Exercise
From the records below, transcribe only the lines running from the one with "Generate a LaTeX" through the one with "(impact) -- (agent);". Keep both of those end lines.

### Supplied data ###

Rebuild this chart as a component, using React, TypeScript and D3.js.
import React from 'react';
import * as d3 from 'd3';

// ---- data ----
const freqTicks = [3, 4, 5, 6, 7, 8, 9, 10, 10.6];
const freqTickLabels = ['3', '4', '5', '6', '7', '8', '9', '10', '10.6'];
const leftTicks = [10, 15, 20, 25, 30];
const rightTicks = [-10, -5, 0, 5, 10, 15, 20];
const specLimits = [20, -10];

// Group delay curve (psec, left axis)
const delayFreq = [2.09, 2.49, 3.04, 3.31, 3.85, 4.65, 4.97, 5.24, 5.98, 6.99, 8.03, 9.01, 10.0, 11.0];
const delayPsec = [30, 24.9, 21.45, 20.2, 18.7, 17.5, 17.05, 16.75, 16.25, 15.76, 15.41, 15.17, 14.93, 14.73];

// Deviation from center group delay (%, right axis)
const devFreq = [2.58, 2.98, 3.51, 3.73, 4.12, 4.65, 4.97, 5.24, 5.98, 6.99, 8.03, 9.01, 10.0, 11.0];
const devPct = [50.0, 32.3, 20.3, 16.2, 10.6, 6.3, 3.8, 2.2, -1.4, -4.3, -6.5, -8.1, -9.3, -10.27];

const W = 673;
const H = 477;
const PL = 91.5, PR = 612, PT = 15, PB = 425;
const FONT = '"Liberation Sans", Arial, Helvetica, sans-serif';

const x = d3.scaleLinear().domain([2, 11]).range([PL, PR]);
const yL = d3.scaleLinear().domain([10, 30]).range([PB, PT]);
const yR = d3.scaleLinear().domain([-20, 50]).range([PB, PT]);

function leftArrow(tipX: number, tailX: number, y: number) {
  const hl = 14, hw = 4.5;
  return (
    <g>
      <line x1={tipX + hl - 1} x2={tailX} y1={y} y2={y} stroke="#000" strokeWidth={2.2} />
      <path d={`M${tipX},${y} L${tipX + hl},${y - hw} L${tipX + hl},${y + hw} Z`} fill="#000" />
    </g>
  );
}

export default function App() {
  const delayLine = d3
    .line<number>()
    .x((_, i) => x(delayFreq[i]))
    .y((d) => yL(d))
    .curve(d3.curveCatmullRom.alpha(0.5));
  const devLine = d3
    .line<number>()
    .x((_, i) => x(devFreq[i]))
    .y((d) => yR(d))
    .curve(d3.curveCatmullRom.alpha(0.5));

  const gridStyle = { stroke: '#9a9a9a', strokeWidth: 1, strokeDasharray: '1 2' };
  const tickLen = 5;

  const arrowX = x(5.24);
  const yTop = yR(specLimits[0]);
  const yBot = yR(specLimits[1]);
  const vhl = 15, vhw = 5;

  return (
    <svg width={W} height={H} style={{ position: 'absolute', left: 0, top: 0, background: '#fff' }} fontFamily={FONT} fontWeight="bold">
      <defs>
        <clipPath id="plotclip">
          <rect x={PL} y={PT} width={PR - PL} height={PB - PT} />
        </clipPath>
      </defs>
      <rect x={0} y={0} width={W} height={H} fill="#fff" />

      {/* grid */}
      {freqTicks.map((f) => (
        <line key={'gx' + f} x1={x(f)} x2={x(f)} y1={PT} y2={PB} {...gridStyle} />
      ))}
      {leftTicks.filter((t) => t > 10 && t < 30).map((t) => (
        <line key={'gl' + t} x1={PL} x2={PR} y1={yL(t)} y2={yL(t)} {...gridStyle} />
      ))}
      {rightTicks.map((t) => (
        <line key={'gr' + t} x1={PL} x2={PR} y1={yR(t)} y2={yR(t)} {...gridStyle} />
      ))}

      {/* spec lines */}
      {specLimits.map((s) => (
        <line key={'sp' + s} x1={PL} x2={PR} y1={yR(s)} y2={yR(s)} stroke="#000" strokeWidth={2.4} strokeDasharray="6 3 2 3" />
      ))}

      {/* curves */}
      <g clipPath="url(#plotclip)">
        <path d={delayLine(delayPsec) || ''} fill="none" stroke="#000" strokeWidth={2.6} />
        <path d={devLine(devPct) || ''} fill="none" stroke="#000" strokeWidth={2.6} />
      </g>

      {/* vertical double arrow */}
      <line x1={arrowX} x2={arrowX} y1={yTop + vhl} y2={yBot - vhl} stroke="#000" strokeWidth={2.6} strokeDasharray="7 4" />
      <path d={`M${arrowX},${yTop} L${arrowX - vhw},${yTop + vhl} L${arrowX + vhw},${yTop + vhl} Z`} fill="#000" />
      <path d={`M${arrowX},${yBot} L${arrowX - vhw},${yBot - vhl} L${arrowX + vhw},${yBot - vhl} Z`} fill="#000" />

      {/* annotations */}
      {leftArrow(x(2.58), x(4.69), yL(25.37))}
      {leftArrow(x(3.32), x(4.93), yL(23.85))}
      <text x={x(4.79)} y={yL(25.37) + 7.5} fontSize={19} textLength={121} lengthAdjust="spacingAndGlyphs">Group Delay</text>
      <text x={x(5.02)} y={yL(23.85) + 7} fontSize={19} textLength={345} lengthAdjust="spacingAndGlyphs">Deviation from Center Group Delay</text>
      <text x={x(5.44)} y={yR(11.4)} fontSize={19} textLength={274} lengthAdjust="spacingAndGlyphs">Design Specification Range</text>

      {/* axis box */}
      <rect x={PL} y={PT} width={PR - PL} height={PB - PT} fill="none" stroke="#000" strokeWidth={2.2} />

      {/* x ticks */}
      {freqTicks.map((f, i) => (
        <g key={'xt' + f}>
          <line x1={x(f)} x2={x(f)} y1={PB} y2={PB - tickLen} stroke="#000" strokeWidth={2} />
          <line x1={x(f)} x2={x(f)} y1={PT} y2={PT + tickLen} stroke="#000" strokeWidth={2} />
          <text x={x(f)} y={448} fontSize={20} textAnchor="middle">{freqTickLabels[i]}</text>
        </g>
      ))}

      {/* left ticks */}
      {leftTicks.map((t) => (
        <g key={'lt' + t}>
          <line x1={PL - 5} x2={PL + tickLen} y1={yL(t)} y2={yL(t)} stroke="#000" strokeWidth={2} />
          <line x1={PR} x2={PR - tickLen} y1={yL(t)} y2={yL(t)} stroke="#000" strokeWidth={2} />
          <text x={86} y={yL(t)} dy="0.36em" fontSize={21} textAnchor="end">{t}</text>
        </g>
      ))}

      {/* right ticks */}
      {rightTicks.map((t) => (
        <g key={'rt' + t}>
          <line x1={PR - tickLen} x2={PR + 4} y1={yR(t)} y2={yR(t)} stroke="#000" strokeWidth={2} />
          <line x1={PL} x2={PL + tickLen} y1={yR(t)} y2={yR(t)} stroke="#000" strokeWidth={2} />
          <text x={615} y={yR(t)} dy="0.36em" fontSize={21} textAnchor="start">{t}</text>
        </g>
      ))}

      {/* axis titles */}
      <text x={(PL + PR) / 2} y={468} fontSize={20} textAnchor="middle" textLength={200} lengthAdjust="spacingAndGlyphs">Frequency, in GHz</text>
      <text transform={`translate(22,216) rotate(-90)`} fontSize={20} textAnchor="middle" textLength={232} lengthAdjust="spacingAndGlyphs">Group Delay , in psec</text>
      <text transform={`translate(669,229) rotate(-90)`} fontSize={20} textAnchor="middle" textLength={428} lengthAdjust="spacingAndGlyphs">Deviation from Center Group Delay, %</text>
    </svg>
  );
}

###
### Supplied data ###

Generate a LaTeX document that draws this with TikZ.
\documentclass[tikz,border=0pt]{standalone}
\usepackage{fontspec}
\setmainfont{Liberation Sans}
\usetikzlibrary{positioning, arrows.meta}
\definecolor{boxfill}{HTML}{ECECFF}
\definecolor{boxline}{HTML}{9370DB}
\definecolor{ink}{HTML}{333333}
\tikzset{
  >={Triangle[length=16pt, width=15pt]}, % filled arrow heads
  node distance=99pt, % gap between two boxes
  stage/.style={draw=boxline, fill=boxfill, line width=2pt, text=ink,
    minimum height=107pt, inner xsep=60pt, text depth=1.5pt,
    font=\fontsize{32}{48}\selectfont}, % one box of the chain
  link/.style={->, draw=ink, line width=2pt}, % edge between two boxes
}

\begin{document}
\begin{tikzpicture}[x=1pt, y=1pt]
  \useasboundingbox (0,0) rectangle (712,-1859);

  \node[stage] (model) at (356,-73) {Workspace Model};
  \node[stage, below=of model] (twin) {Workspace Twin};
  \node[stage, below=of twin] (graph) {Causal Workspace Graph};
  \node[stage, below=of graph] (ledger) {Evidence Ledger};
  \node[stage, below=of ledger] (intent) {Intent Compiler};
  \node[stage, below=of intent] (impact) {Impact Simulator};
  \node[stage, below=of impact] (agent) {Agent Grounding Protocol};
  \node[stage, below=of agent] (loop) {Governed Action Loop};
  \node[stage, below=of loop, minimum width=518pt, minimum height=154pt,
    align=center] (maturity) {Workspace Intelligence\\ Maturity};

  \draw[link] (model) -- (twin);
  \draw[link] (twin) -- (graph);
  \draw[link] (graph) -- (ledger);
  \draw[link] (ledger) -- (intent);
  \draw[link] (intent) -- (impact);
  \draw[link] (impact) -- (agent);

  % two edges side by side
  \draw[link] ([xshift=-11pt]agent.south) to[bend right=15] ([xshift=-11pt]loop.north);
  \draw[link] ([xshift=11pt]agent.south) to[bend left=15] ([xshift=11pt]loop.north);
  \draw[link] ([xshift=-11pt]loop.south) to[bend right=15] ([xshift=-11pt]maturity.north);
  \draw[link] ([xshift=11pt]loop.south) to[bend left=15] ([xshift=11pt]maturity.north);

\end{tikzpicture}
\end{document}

###

Written response
Generate a LaTeX document that draws this with TikZ.
\documentclass[tikz,border=0pt]{standalone}
\usepackage{fontspec}
\setmainfont{Liberation Sans}
\usetikzlibrary{positioning, arrows.meta}
\definecolor{boxfill}{HTML}{ECECFF}
\definecolor{boxline}{HTML}{9370DB}
\definecolor{ink}{HTML}{333333}
\tikzset{
  >={Triangle[length=16pt, width=15pt]}, % filled arrow heads
  node distance=99pt, % gap between two boxes
  stage/.style={draw=boxline, fill=boxfill, line width=2pt, text=ink,
    minimum height=107pt, inner xsep=60pt, text depth=1.5pt,
    font=\fontsize{32}{48}\selectfont}, % one box of the chain
  link/.style={->, draw=ink, line width=2pt}, % edge between two boxes
}

\begin{document}
\begin{tikzpicture}[x=1pt, y=1pt]
  \useasboundingbox (0,0) rectangle (712,-1859);

  \node[stage] (model) at (356,-73) {Workspace Model};
  \node[stage, below=of model] (twin) {Workspace Twin};
  \node[stage, below=of twin] (graph) {Causal Workspace Graph};
  \node[stage, below=of graph] (ledger) {Evidence Ledger};
  \node[stage, below=of ledger] (intent) {Intent Compiler};
  \node[stage, below=of intent] (impact) {Impact Simulator};
  \node[stage, below=of impact] (agent) {Agent Grounding Protocol};
  \node[stage, below=of agent] (loop) {Governed Action Loop};
  \node[stage, below=of loop, minimum width=518pt, minimum height=154pt,
    align=center] (maturity) {Workspace Intelligence\\ Maturity};

  \draw[link] (model) -- (twin);
  \draw[link] (twin) -- (graph);
  \draw[link] (graph) -- (ledger);
  \draw[link] (ledger) -- (intent);
  \draw[link] (intent) -- (impact);
  \draw[link] (impact) -- (agent);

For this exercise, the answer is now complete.